Granular flows are known to exhibit strongly different behaviour than conventional continuum flows. This behaviour can be numerically simulated using the Discrete Element Method (DEM), which involves tracking the movement of all the individual particles, as well as their interactions with other particles and with their surroundings. DEM simulations – sometimes referred to as Granular Dynamics – can be viewed as a macroscopic-level equivalent of short-range Molecular Dynamics [1,2], in which the inelastic nature of particle interactions is taken into account.

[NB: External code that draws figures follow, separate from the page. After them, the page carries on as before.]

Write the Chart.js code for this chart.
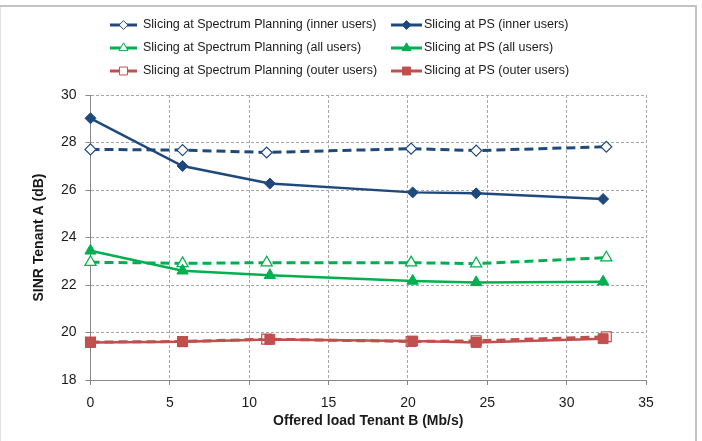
<!DOCTYPE html>
<html>
<head>
<meta charset="utf-8">
<script src="https://cdn.jsdelivr.net/npm/chart.js@4/dist/chart.umd.min.js"></script>
<style>
  html, body { margin: 0; padding: 0; background: #fff; }
  #wrap { position: relative; width: 702px; height: 441px; }
</style>
</head>
<body>
<div id="wrap"><canvas id="sinr" width="702" height="441"></canvas></div>
<script>
// offered load of tenant B (x) for the two slicing schemes
const loadSP = [0, 5.8, 11.1, 20.2, 24.3, 32.5];
const loadPS = [0, 5.8, 11.3, 20.3, 24.3, 32.3];
// SINR of tenant A (dB)
const spInner = [27.71, 27.68, 27.58, 27.74, 27.66, 27.82];
const psInner = [29.02, 27.01, 26.27, 25.90, 25.86, 25.62];
const spAll = [22.96, 22.91, 22.94, 22.94, 22.90, 23.15];
const psAll = [23.44, 22.60, 22.41, 22.17, 22.11, 22.14];
const spOuter = [19.60, 19.62, 19.72, 19.62, 19.65, 19.82];
const psOuter = [19.58, 19.61, 19.71, 19.64, 19.58, 19.74];
const seriesNames = [
  "Slicing at Spectrum Planning (inner users)", "Slicing at PS (inner users)",
  "Slicing at Spectrum Planning (all users)", "Slicing at PS (all users)",
  "Slicing at Spectrum Planning (outer users)", "Slicing at PS (outer users)"
];
const xTicks = [0, 5, 10, 15, 20, 25, 30, 35];
const yTicks = [18, 20, 22, 24, 26, 28, 30];

const BLUE = '#1f497d', GREEN = '#00b050', RED = '#c0504d';

function pts(xs, ys) {
  return xs.map(function (x, i) { return { x: x, y: ys[i] }; });
}

function makeSet(i, xs, ys, color, style, dashed, radius) {
  return {
    label: seriesNames[i],
    data: pts(xs, ys),
    borderColor: color,
    backgroundColor: dashed ? '#fff' : color,
    pointBackgroundColor: dashed ? '#fff' : color,
    pointBorderColor: color,
    pointBorderWidth: dashed ? 1.2 : 1,
    pointStyle: style,
    pointRadius: radius,
    borderWidth: dashed ? 3 : 2.5,
    borderDash: dashed ? [9, 5] : [],
    tension: 0,
    clip: false,
    order: dashed ? 1 : 0   // solid PS lines on top
  };
}

const datasets = [
  makeSet(0, loadSP, spInner, BLUE, 'rectRot', true, 5.5),
  makeSet(1, loadPS, psInner, BLUE, 'rectRot', false, 5.5),
  makeSet(2, loadSP, spAll, GREEN, 'triangle', true, 6.5),
  makeSet(3, loadPS, psAll, GREEN, 'triangle', false, 6.5),
  makeSet(4, loadSP, spOuter, RED, 'rect', true, 7),
  makeSet(5, loadPS, psOuter, RED, 'rect', false, 7)
];

// white background and the thin outer frame
const framePlugin = {
  id: 'frame',
  beforeDraw: function (chart) {
    const ctx = chart.ctx;
    ctx.save();
    ctx.fillStyle = '#fff';
    ctx.fillRect(0, 0, chart.width, chart.height);
    ctx.lineWidth = 2;
    ctx.strokeStyle = '#c3c3c3';
    ctx.beginPath();
    ctx.moveTo(0, 6);
    ctx.lineTo(696, 6);
    ctx.lineTo(696, 460);
    ctx.stroke();
    ctx.strokeStyle = '#e4e4e4';
    ctx.lineWidth = 1;
    ctx.beginPath();
    ctx.moveTo(0.5, 7);
    ctx.lineTo(0.5, 460);
    ctx.stroke();
    ctx.restore();
  }
};

function marker(ctx, style, x, y, r, fill, color) {
  ctx.beginPath();
  if (style === 'rectRot') {
    ctx.moveTo(x - r, y); ctx.lineTo(x, y - r); ctx.lineTo(x + r, y); ctx.lineTo(x, y + r);
  } else if (style === 'triangle') {
    ctx.moveTo(x, y - r);
    ctx.lineTo(x + r * 0.866, y + r * 0.5);
    ctx.lineTo(x - r * 0.866, y + r * 0.5);
  } else {
    const s = r * 0.707;
    ctx.rect(x - s, y - s, 2 * s, 2 * s);
  }
  ctx.closePath();
  ctx.fillStyle = fill;
  ctx.fill();
  ctx.strokeStyle = color;
  ctx.lineWidth = 1;
  ctx.stroke();
}

// two column legend like the original
const legendPlugin = {
  id: 'twoColLegend',
  afterDraw: function (chart) {
    const ctx = chart.ctx;
    const cols = [{ x0: 110, x1: 137, tx: 143 }, { x0: 391, x1: 422, tx: 424 }];
    const rows = [25, 48, 71];
    ctx.save();
    chart.data.datasets.forEach(function (ds, i) {
      const c = cols[i % 2];
      const y = rows[Math.floor(i / 2)];
      ctx.strokeStyle = ds.borderColor;
      ctx.lineWidth = 3;
      ctx.setLineDash([]);
      ctx.beginPath();
      ctx.moveTo(c.x0, y);
      ctx.lineTo(c.x1, y);
      ctx.stroke();
      marker(ctx, ds.pointStyle, (c.x0 + c.x1) / 2, y, ds.pointRadius * 0.8, ds.pointBackgroundColor, ds.borderColor);
      ctx.fillStyle = '#1a1a1a';
      ctx.font = '12.5px "Liberation Sans", Arial, sans-serif';
      ctx.textBaseline = 'middle';
      ctx.textAlign = 'left';
      ctx.fillText(ds.label, c.tx, y);
    });
    ctx.restore();
  }
};

Chart.defaults.font.family = '"Liberation Sans", Arial, sans-serif';
Chart.defaults.color = '#1a1a1a';

new Chart(document.getElementById('sinr'), {
  type: 'line',
  data: { datasets: datasets },
  plugins: [framePlugin, legendPlugin],
  options: {
    responsive: false,
    animation: false,
    layout: { padding: { left: 0, top: 95, right: 56, bottom: 6 } },
    plugins: { legend: { display: false }, tooltip: { enabled: false } },
    scales: {
      x: {
        type: 'linear',
        min: 0,
        max: 35,
        afterFit: function (s) { s.height = 55; },
        afterBuildTicks: function (s) { s.ticks = xTicks.map(function (v) { return { value: v }; }); },
        ticks: { font: { size: 14 }, padding: 10, maxRotation: 0 },
        grid: { color: '#a6a6a6', lineWidth: 1, tickLength: 5, tickColor: '#868686' },
        border: { color: '#868686', width: 1, dash: [3, 2] },
        title: { display: true, text: 'Offered load Tenant B (Mb/s)', font: { size: 14, weight: 'bold' }, padding: { top: 0, bottom: 5 } }
      },
      y: {
        type: 'linear',
        min: 18,
        max: 30,
        afterFit: function (s) { s.width = 90.5; },
        afterBuildTicks: function (s) { s.ticks = yTicks.map(function (v) { return { value: v }; }); },
        ticks: { font: { size: 14 }, padding: 9 },
        grid: { color: '#a6a6a6', lineWidth: 1, tickLength: 5, tickColor: '#868686' },
        border: { color: '#868686', width: 1, dash: [3, 2] },
        title: { display: true, text: 'SINR Tenant A (dB)', font: { size: 14, weight: 'bold' }, padding: { top: 31, bottom: 0 } }
      }
    }
  }
});
</script>
</body>
</html>
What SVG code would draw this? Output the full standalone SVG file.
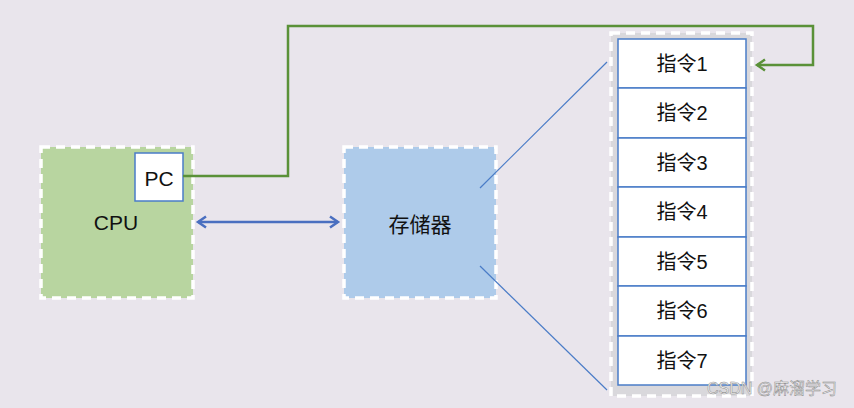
<svg xmlns="http://www.w3.org/2000/svg" width="854" height="408" viewBox="0 0 854 408">
<defs>
<style>
.dash{stroke:#ffffff;stroke-width:3.5;stroke-dasharray:9 6;}
.lbl{font-family:"Liberation Sans","Noto Sans CJK SC",sans-serif;fill:#111;text-anchor:middle;dominant-baseline:central;}
.ins rect{fill:#ffffff;stroke:#4a7cc7;stroke-width:1.5;}
.ins text{font-size:20px;}
</style>
<marker id="ag" markerWidth="14" markerHeight="14" refX="11" refY="7" orient="auto" markerUnits="userSpaceOnUse">
<path d="M3,1.5 L11,7 L3,12.5" fill="none" stroke="#5a9138" stroke-width="2.5"/>
</marker>
<marker id="ab" markerWidth="14" markerHeight="14" refX="11" refY="7" orient="auto-start-reverse" markerUnits="userSpaceOnUse">
<path d="M3,1.5 L11,7 L3,12.5" fill="none" stroke="#4a6fc0" stroke-width="2.5"/>
</marker>
</defs>
<rect width="854" height="408" fill="#e9e5ec"/>
<g id="cpu">
<rect x="41" y="147" width="152" height="151" fill="#b8d5a0" class="dash"/>
<text class="lbl" x="116" y="222" font-size="21">CPU</text>
</g>
<g id="pc">
<rect x="135" y="153" width="48" height="48" fill="#ffffff" stroke="#4a7cc7" stroke-width="1.5"/>
<text class="lbl" x="159" y="178" font-size="21">PC</text>
</g>
<g id="memory">
<rect x="344" y="147" width="152" height="151" fill="#aecbea" class="dash"/>
<text class="lbl" x="420" y="224" font-size="21">存储器</text>
</g>
<g id="instructions">
<rect x="611" y="33" width="141" height="363" fill="#d9d8dc" class="dash"/>
<g class="ins">
<rect x="618" y="39" width="128" height="49"/><text class="lbl" x="682" y="64">指令1</text>
<rect x="618" y="88" width="128" height="50"/><text class="lbl" x="682" y="113">指令2</text>
<rect x="618" y="138" width="128" height="49"/><text class="lbl" x="682" y="163">指令3</text>
<rect x="618" y="187" width="128" height="50"/><text class="lbl" x="682" y="212">指令4</text>
<rect x="618" y="237" width="128" height="49"/><text class="lbl" x="682" y="262">指令5</text>
<rect x="618" y="286" width="128" height="50"/><text class="lbl" x="682" y="311">指令6</text>
<rect x="618" y="336" width="128" height="49"/><text class="lbl" x="682" y="361">指令7</text>
</g>
</g>
<g id="connectors" fill="none">
<path d="M183,176 H288 V26 H813 V65 H757" stroke="#5a9138" stroke-width="2.5" marker-end="url(#ag)"/>
<line x1="198" y1="222" x2="338" y2="222" stroke="#4a6fc0" stroke-width="2.5" marker-start="url(#ab)" marker-end="url(#ab)"/>
<line x1="480" y1="188" x2="607" y2="62" stroke="#4a7cc7" stroke-width="1.2"/>
<line x1="480" y1="266" x2="607" y2="390" stroke="#4a7cc7" stroke-width="1.2"/>
</g>
<text x="772" y="388" font-family="'Liberation Sans','Noto Sans CJK SC',sans-serif" font-size="16" fill="#f6f6f6" stroke="#8a8a8a" stroke-width="0.5" text-anchor="middle" dominant-baseline="central">CSDN @麻溜学习</text>
</svg>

The simulation of simple flows using DEM has been established for several years [3-5]. More detailed flows have also been successfully computed, such as for geophysical [6,7], mineral processing [8-10], and bulk material handling [9-12] applications.

The realistic simulation of industrial granular flows may involve the tracking of many millions of particles, as well as a high level of complexity to describe particle interactions involving breakage, attrition, cohesion and aggregation. In addition, the presence of particles of non-spherical shape, which can significantly affect flow behaviour, increases the demands on contact detection. Such complex simulations require sizeable computational resources. Fortunately, particle-based numerical methods can generally be parallelised in a relatively straightforward manner.

For DEM simulations, parallelisation is facilitated by the fact that the particles interact via short-range collisions [13-17]. This leads to a high degree of data localisation and an associated modest level of data communication between processors. Nevertheless, there are a number of considerations that must be taken into account to obtain good performance from a parallel DEM code. In particular, granular flows can be highly dynamic, with particles that are in close proximity at one time rapidly becoming more distant. To maintain efficient use of all processors under such conditions, dynamic load balancing is essential.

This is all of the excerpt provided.